=== DATA FOR PROCESSING ===

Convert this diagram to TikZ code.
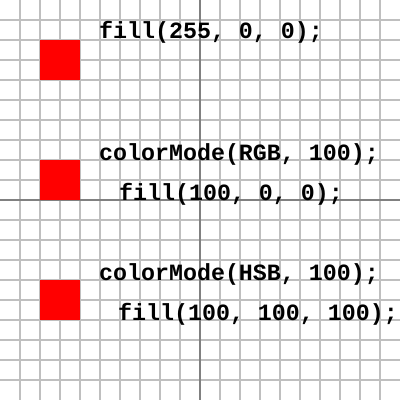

===
=== DATA FOR PROCESSING ===

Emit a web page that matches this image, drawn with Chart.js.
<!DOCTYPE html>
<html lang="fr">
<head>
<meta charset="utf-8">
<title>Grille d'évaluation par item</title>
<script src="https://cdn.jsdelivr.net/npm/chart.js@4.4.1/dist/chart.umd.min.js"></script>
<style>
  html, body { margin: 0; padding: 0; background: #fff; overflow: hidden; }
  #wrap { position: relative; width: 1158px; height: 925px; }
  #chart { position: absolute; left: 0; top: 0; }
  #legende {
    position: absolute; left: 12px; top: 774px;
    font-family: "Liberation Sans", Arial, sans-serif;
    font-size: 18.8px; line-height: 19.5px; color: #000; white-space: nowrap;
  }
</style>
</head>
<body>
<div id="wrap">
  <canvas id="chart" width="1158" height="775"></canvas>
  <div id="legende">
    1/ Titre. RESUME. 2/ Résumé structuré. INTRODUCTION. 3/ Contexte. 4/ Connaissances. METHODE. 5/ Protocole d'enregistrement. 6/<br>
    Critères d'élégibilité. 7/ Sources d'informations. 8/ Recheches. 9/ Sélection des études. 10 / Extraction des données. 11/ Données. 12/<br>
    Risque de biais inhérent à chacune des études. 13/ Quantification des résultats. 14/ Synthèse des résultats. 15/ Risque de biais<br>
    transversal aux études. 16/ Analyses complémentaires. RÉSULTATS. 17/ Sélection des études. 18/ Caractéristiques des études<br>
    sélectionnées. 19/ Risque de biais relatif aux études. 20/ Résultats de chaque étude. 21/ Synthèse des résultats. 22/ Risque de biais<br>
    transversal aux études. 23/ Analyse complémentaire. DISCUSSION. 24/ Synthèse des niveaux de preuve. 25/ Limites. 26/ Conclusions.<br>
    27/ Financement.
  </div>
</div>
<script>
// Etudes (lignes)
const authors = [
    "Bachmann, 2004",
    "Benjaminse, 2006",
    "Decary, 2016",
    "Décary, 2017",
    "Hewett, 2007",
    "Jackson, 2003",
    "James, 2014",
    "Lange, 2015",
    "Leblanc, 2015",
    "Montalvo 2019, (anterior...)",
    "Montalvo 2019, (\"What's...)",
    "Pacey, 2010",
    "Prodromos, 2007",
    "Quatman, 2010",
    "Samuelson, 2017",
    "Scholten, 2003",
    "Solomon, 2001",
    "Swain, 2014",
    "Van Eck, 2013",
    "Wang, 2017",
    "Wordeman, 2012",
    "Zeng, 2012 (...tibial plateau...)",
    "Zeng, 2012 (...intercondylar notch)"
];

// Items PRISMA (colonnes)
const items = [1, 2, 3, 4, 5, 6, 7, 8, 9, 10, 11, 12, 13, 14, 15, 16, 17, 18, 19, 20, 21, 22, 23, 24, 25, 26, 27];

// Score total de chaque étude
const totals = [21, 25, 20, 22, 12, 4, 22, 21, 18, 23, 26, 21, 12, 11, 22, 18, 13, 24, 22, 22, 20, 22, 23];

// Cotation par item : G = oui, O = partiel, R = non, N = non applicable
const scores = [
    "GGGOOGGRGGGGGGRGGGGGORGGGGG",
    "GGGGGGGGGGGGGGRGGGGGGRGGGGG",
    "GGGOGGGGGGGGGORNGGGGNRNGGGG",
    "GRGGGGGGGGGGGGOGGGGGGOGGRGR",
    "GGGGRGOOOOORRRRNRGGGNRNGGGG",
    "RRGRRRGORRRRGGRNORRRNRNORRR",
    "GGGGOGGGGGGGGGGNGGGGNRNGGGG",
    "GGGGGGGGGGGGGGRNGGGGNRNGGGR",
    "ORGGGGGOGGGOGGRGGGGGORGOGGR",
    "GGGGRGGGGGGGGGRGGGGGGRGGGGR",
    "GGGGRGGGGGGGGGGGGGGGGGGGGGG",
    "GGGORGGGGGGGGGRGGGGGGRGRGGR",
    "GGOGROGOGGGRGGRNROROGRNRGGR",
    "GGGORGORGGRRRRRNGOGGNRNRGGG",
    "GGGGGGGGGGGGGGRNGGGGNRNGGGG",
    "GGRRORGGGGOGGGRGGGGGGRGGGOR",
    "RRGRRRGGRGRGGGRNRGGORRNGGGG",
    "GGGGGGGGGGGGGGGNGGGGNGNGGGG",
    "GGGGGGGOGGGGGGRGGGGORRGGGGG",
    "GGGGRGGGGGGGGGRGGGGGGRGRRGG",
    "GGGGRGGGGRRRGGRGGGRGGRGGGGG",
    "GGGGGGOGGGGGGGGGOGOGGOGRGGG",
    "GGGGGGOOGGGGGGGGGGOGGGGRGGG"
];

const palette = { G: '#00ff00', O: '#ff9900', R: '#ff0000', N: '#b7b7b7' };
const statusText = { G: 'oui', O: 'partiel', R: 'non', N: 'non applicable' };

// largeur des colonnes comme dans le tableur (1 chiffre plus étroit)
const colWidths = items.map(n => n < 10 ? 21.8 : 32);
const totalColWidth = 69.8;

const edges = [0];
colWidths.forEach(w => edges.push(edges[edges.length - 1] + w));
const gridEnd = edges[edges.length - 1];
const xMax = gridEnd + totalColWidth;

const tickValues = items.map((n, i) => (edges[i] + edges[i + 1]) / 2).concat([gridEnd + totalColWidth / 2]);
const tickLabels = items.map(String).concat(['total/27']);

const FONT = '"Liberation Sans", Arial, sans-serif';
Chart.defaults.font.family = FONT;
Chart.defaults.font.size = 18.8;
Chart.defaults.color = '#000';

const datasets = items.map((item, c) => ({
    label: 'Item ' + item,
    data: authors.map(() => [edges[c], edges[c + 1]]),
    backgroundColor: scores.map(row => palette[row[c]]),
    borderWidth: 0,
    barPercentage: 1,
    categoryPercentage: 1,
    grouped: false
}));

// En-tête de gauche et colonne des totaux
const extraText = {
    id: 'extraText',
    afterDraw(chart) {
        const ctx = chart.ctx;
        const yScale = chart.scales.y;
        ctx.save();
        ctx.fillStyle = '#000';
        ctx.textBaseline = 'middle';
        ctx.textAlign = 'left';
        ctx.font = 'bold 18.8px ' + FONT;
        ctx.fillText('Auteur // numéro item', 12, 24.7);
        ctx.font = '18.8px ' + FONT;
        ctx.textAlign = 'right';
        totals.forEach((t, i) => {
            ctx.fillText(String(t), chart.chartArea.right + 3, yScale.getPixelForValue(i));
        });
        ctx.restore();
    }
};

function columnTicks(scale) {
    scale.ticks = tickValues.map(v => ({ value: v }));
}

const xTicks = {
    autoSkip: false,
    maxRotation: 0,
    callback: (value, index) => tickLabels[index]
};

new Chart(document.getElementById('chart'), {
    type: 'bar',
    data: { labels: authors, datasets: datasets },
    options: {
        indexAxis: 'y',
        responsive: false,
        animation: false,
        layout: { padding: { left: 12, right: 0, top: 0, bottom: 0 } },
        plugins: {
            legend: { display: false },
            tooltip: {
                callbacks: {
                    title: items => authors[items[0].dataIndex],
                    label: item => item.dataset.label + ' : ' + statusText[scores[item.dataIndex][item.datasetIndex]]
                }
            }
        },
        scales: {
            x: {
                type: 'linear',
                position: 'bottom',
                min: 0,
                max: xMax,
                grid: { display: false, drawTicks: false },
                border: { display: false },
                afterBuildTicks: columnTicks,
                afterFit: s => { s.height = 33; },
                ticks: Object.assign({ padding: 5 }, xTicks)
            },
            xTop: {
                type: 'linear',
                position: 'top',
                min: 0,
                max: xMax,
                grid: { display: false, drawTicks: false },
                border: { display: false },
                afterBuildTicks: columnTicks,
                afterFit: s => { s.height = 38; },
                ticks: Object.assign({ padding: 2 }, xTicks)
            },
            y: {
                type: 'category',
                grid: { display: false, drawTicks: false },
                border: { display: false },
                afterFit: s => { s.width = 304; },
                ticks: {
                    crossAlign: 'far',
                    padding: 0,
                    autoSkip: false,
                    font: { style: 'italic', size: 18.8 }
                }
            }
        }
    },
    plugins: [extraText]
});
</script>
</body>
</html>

===

--- WHAT TO DO ---
Count the lines in the entries that hold the word "this", and give nothing but the total.

--- RESULT OF THE TASK ---
2